_THE PROBLEM_. Type again, exactly, the lines below from the start through the line that includes "from bokeh.resources import INLINE".

[BEGIN DATA BLOCK]

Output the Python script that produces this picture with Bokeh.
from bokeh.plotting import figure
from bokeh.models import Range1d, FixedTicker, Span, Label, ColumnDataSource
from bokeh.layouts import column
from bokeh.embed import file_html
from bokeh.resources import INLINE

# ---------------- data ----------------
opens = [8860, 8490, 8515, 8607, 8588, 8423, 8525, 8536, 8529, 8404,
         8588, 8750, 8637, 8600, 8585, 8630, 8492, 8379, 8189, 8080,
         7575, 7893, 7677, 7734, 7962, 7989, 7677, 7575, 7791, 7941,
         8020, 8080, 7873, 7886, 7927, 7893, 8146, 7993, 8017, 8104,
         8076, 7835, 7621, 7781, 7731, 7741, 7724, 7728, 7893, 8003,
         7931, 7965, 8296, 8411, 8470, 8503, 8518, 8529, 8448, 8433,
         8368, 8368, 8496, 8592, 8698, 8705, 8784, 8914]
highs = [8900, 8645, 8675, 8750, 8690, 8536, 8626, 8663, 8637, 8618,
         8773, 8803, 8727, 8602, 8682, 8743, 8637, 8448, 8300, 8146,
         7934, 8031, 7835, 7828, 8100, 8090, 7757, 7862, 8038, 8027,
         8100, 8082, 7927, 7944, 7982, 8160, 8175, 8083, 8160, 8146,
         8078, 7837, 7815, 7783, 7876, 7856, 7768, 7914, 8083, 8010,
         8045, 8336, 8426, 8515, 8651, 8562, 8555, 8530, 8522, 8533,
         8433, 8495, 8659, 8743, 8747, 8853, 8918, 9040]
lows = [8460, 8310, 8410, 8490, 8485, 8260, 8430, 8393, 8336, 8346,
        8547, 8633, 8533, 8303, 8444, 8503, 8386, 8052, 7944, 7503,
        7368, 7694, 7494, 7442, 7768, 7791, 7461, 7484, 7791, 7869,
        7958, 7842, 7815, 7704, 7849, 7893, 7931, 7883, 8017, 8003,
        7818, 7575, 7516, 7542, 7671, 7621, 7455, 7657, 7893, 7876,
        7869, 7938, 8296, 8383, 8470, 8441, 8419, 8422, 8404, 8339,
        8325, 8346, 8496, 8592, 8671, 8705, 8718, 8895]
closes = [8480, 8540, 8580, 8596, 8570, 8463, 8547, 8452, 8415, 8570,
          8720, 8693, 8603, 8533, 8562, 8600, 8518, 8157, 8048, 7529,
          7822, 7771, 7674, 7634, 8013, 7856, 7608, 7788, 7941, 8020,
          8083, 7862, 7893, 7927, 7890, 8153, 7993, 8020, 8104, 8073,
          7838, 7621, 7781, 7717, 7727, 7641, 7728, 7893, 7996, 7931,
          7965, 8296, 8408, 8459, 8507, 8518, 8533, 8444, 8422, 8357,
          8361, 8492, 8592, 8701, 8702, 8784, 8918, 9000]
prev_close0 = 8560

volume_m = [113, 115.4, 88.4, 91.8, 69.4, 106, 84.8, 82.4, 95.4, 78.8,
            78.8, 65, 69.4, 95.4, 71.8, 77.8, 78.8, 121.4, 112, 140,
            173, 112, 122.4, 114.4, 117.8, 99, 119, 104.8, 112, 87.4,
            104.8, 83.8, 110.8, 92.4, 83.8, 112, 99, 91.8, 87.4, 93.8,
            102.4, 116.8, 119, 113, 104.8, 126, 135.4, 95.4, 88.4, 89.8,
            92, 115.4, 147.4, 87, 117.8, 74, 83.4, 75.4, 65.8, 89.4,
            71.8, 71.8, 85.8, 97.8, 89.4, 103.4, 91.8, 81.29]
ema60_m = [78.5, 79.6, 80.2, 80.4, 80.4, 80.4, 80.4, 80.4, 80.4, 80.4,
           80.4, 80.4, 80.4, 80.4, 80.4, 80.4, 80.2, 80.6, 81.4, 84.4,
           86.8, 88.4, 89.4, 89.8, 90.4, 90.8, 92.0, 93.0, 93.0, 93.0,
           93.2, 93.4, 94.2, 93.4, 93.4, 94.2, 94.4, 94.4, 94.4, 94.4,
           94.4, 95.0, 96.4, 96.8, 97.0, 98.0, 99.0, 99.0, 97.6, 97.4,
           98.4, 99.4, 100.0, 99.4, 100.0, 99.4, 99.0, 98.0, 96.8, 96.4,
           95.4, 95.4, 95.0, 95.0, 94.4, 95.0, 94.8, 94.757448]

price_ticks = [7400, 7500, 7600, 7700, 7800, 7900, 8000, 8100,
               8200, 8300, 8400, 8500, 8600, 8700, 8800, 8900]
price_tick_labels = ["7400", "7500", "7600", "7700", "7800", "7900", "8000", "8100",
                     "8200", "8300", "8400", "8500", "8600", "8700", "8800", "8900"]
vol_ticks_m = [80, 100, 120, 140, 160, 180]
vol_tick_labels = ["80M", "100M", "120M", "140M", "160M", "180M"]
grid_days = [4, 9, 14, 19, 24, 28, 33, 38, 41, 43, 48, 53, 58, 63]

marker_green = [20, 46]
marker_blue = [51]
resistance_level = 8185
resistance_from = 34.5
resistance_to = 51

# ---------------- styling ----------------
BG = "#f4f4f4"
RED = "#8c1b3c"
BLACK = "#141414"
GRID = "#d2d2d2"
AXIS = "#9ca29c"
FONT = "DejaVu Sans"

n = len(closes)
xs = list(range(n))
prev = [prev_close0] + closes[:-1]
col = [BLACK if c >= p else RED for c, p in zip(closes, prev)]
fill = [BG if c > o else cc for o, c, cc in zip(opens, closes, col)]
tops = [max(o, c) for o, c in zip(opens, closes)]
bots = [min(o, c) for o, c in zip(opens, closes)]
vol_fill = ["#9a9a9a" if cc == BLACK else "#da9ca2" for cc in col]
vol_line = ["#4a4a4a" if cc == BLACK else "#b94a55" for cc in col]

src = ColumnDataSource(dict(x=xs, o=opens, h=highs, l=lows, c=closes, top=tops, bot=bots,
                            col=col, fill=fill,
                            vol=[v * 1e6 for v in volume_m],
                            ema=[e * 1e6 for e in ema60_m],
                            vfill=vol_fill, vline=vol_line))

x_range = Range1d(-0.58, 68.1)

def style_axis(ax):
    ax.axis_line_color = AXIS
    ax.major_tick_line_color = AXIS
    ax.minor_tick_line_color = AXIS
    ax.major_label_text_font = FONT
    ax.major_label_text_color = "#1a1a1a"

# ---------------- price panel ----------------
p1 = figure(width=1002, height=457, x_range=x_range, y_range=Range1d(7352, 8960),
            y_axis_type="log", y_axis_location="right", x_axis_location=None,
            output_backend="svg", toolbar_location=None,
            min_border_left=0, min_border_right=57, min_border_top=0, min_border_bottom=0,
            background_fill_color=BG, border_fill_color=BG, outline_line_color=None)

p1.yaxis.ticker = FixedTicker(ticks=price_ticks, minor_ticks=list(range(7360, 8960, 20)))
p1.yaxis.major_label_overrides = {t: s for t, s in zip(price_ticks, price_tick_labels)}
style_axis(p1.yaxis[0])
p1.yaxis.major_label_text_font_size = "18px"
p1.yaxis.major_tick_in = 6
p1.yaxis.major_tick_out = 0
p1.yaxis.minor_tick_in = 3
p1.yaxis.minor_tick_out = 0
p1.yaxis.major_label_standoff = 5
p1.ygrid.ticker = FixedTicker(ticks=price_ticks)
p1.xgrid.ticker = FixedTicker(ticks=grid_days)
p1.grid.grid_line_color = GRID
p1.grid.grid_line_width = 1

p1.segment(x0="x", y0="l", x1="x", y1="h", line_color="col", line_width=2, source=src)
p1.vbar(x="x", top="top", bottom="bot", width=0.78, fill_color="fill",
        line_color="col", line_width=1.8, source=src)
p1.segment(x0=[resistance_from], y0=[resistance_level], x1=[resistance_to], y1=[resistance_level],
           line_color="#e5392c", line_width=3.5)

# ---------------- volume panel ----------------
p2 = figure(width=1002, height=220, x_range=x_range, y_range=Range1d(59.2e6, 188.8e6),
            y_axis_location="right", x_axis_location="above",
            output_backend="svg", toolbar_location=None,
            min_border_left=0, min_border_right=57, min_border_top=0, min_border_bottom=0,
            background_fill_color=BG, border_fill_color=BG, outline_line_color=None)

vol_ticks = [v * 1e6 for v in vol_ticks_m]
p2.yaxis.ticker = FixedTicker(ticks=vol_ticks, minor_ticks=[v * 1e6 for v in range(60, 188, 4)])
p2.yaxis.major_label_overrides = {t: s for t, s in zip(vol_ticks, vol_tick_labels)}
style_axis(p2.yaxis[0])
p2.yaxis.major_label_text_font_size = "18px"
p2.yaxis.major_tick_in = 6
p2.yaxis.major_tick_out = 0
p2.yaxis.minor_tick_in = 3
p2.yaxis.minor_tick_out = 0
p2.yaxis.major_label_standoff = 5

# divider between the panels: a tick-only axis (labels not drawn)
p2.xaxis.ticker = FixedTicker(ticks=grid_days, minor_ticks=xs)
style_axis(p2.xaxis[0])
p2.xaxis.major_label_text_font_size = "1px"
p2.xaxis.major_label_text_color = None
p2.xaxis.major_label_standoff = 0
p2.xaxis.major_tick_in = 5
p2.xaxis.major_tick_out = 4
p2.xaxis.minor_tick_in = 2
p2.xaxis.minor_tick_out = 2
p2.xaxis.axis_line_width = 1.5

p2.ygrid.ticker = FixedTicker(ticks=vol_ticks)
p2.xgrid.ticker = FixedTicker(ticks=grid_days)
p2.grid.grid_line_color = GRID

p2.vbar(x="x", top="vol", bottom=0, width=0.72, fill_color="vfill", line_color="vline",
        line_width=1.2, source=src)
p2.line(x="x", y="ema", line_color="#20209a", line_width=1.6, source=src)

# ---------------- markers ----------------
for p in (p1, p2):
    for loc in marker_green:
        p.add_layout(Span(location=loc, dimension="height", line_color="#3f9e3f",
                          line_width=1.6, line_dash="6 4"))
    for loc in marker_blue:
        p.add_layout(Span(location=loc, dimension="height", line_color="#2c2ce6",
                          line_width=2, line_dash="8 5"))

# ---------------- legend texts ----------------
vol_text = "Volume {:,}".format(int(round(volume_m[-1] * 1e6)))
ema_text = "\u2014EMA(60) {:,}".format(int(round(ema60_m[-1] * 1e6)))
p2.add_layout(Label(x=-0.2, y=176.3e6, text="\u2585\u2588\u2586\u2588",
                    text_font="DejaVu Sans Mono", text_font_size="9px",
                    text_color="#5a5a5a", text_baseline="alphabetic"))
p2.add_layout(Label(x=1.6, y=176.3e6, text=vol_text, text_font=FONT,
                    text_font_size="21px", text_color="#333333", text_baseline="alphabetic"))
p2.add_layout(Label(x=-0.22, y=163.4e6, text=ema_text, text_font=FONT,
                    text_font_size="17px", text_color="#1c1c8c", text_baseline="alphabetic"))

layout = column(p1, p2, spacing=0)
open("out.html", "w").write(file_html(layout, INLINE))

[END DATA BLOCK]

_OUTPUT FOR THIS TASK_.
Output the Python script that produces this picture with Bokeh.
from bokeh.plotting import figure
from bokeh.models import Range1d, FixedTicker, Span, Label, ColumnDataSource
from bokeh.layouts import column
from bokeh.embed import file_html
from bokeh.resources import INLINE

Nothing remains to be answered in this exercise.